* [Aim of the task] Keep to the lines between the one holding "Give me the" and the one holding "import * as", inclusive, and write them out exactly.

## BEGIN Records for the exercise

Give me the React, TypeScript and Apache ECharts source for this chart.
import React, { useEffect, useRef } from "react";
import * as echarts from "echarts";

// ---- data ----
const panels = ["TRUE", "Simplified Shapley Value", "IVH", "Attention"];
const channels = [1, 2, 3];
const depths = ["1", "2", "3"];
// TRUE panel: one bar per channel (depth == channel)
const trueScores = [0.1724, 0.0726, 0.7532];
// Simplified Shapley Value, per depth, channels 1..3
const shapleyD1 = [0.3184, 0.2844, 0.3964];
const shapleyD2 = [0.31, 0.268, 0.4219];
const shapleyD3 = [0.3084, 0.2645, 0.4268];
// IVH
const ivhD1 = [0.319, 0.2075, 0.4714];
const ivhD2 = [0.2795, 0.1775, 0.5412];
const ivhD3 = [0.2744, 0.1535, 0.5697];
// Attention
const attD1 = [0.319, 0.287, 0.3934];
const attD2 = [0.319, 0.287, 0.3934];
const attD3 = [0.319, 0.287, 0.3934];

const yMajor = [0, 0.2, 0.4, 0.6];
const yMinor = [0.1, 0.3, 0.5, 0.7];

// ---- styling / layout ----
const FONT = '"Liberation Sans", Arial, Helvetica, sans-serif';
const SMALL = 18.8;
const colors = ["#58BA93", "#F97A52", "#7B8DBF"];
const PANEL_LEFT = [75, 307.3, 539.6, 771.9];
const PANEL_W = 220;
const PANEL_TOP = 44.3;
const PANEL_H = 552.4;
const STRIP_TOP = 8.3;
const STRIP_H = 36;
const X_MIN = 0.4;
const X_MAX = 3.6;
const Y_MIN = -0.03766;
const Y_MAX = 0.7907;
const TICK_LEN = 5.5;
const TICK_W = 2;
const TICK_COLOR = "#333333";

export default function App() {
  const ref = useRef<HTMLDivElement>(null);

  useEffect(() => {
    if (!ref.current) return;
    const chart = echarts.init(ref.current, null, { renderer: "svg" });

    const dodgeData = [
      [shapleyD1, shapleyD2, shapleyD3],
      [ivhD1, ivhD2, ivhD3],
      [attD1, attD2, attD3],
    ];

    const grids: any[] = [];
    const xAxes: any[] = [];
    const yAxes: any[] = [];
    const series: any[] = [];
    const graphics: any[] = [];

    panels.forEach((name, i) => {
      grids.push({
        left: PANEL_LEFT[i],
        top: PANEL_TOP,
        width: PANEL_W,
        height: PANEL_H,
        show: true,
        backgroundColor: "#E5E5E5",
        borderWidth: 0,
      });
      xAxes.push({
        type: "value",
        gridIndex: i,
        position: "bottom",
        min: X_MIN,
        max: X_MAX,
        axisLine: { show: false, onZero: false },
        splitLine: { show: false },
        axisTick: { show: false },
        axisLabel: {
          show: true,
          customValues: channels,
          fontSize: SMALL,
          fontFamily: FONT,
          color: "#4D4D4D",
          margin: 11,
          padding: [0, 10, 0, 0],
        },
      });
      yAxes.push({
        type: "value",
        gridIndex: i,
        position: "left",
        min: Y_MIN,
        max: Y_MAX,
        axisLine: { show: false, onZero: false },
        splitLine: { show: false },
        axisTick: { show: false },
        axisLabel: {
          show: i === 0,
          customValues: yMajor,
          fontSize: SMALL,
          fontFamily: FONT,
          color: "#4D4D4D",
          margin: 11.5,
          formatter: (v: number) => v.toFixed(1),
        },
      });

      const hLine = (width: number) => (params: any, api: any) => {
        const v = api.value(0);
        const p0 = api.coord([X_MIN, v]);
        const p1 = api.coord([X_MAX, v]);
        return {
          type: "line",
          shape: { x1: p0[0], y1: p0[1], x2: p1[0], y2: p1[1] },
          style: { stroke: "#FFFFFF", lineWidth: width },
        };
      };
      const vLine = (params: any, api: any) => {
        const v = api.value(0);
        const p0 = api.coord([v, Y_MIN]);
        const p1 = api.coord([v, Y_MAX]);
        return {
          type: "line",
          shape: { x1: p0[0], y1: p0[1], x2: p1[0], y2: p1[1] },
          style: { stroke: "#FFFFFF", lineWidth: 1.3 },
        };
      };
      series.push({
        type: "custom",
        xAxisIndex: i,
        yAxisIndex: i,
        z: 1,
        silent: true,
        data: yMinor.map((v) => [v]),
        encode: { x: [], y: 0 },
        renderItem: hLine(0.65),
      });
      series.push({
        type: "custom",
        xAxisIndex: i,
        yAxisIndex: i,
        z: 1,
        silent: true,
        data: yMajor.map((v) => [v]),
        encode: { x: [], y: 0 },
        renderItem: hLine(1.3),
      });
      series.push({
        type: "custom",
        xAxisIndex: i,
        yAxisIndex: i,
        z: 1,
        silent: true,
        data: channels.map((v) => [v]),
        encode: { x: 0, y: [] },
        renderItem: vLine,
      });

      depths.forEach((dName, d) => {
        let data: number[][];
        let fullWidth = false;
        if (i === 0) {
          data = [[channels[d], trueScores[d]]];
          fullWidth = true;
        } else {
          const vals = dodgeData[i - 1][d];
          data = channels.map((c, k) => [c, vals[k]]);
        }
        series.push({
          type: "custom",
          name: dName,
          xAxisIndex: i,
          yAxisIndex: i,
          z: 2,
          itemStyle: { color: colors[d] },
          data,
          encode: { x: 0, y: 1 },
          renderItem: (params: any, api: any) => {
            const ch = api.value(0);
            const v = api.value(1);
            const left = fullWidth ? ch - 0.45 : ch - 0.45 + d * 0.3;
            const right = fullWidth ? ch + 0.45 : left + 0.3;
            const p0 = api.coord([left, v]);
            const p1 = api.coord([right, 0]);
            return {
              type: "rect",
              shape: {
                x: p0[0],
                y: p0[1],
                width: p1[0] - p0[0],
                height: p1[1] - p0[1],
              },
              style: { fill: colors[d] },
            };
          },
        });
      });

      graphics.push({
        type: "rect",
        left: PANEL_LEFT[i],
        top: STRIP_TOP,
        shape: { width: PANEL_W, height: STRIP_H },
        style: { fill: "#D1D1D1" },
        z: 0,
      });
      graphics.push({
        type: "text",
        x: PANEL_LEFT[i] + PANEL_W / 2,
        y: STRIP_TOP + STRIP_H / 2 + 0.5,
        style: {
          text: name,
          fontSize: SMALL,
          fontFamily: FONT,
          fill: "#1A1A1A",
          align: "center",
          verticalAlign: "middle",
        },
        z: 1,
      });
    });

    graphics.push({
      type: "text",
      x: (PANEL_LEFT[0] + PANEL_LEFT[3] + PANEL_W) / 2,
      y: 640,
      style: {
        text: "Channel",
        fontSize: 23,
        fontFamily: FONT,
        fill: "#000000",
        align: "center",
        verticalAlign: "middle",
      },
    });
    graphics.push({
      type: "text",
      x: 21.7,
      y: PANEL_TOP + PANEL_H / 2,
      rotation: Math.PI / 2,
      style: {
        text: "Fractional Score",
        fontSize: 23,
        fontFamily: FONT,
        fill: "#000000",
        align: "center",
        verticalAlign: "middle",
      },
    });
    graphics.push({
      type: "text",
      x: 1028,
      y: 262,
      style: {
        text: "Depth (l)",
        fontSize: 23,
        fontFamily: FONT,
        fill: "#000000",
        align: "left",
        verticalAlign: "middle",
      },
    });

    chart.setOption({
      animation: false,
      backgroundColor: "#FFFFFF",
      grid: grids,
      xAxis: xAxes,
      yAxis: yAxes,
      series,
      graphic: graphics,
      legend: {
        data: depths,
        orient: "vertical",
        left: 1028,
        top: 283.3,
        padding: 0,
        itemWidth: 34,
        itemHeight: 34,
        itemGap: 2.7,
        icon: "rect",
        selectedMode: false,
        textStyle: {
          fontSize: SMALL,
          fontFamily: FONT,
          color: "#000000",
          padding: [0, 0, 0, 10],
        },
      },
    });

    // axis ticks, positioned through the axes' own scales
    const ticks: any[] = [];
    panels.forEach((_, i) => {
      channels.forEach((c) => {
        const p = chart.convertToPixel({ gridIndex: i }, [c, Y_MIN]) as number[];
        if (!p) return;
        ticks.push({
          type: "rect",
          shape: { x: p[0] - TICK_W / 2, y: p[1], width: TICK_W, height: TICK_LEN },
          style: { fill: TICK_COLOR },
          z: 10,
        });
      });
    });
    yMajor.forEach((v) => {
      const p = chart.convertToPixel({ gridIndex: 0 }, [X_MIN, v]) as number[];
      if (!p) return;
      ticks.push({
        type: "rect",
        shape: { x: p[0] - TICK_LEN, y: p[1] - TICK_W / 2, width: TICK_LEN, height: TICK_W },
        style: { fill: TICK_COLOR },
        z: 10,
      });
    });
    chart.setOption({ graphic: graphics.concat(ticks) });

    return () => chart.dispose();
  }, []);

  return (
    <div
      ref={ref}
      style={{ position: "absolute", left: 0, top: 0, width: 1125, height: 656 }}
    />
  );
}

## END Records for the exercise
## BEGIN Records for the exercise

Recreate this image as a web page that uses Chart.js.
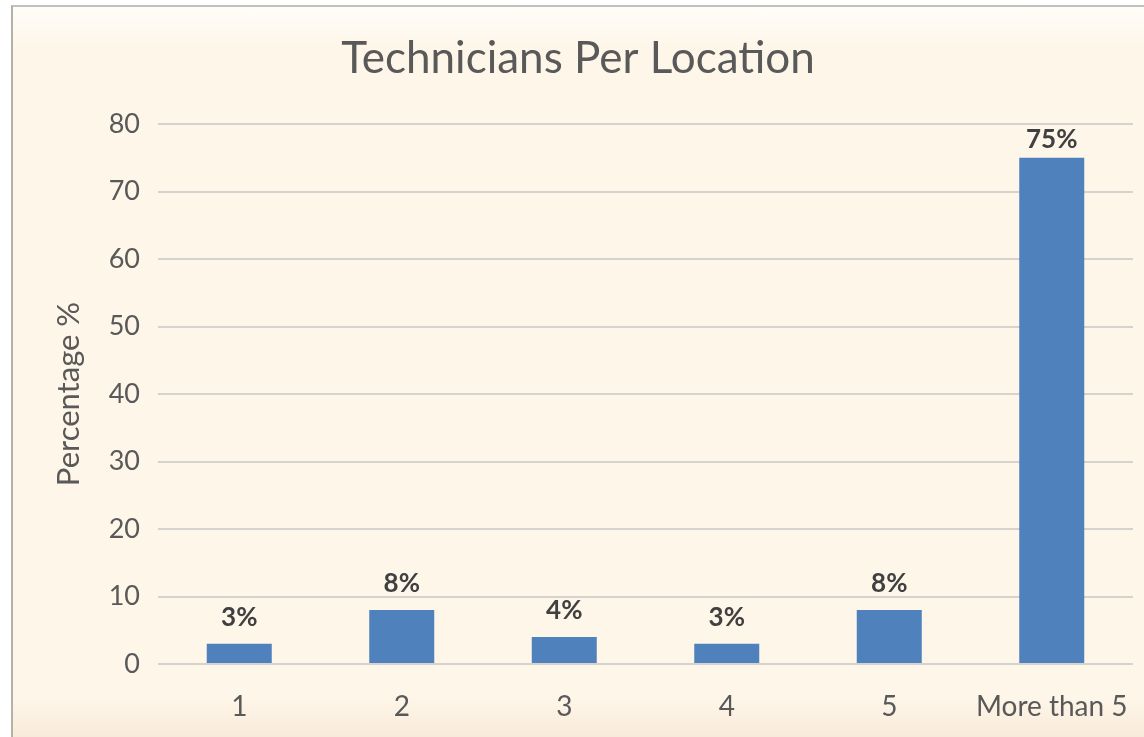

## END Records for the exercise
## BEGIN Records for the exercise

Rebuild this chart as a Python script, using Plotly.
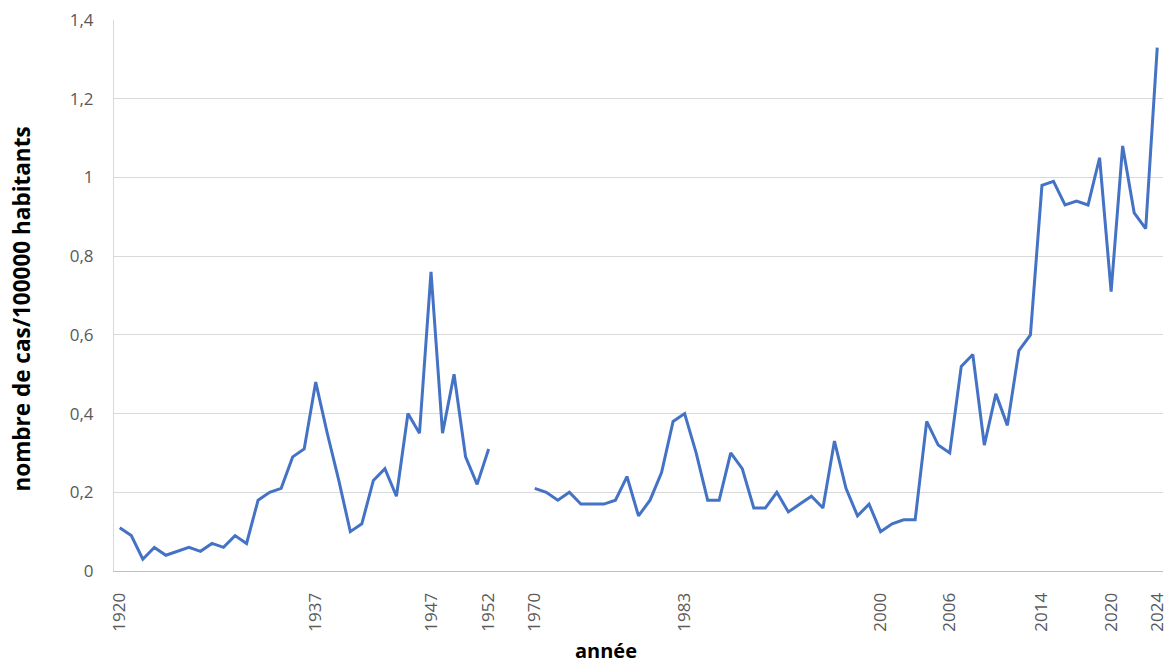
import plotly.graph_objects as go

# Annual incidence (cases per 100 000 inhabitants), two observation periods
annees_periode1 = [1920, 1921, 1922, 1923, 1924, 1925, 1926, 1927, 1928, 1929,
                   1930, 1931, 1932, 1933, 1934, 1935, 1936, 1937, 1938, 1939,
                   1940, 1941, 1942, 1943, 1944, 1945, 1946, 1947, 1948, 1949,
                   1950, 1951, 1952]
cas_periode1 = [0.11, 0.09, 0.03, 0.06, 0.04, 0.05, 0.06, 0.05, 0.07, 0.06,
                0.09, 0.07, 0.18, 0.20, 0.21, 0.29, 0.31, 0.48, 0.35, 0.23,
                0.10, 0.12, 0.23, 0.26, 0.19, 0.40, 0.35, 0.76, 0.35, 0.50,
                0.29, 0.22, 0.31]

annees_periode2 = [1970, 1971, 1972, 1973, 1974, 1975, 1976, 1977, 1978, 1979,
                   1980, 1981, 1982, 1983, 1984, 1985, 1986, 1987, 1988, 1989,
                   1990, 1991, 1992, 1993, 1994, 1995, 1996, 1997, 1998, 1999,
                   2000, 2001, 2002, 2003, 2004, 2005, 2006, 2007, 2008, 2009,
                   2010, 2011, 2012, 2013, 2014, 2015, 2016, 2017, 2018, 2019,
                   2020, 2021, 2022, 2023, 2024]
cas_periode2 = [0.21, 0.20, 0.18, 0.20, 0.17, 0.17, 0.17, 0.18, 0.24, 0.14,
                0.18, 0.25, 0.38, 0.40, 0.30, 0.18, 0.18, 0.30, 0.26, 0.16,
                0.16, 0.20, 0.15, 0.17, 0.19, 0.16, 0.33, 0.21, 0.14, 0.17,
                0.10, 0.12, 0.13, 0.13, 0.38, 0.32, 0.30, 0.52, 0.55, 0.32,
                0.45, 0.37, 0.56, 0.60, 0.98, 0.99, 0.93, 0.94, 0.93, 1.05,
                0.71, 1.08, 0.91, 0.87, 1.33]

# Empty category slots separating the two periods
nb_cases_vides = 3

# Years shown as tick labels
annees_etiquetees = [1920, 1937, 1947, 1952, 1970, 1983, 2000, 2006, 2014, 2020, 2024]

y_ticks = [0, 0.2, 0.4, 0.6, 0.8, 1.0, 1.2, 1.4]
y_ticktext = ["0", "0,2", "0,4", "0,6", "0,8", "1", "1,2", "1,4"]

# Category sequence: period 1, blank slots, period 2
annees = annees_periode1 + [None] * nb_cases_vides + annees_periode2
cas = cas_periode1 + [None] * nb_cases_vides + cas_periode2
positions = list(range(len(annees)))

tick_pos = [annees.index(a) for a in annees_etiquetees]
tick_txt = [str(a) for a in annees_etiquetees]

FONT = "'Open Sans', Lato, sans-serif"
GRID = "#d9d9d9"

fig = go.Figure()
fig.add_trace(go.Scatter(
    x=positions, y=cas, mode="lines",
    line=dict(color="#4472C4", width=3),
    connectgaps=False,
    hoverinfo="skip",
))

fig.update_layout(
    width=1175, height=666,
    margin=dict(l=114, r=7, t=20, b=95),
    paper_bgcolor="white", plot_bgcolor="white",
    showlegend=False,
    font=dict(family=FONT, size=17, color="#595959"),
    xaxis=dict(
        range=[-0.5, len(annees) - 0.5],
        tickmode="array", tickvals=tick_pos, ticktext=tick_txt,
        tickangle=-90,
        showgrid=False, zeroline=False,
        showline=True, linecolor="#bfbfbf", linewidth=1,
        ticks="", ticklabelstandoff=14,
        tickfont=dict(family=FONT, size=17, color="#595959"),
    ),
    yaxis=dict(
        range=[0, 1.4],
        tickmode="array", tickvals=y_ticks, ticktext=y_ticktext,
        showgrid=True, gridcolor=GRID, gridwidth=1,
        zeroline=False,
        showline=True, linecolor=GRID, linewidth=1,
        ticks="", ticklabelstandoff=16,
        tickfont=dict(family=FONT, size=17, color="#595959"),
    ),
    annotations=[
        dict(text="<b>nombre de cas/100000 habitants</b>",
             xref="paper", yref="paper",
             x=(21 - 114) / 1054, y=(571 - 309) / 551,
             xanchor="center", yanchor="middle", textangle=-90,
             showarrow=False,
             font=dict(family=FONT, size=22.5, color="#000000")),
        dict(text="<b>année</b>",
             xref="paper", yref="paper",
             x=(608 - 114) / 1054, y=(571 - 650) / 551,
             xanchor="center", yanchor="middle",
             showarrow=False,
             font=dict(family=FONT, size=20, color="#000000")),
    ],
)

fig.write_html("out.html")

## END Records for the exercise

* [The completed task]
Give me the React, TypeScript and Apache ECharts source for this chart.
import React, { useEffect, useRef } from "react";
import * as echarts from "echarts";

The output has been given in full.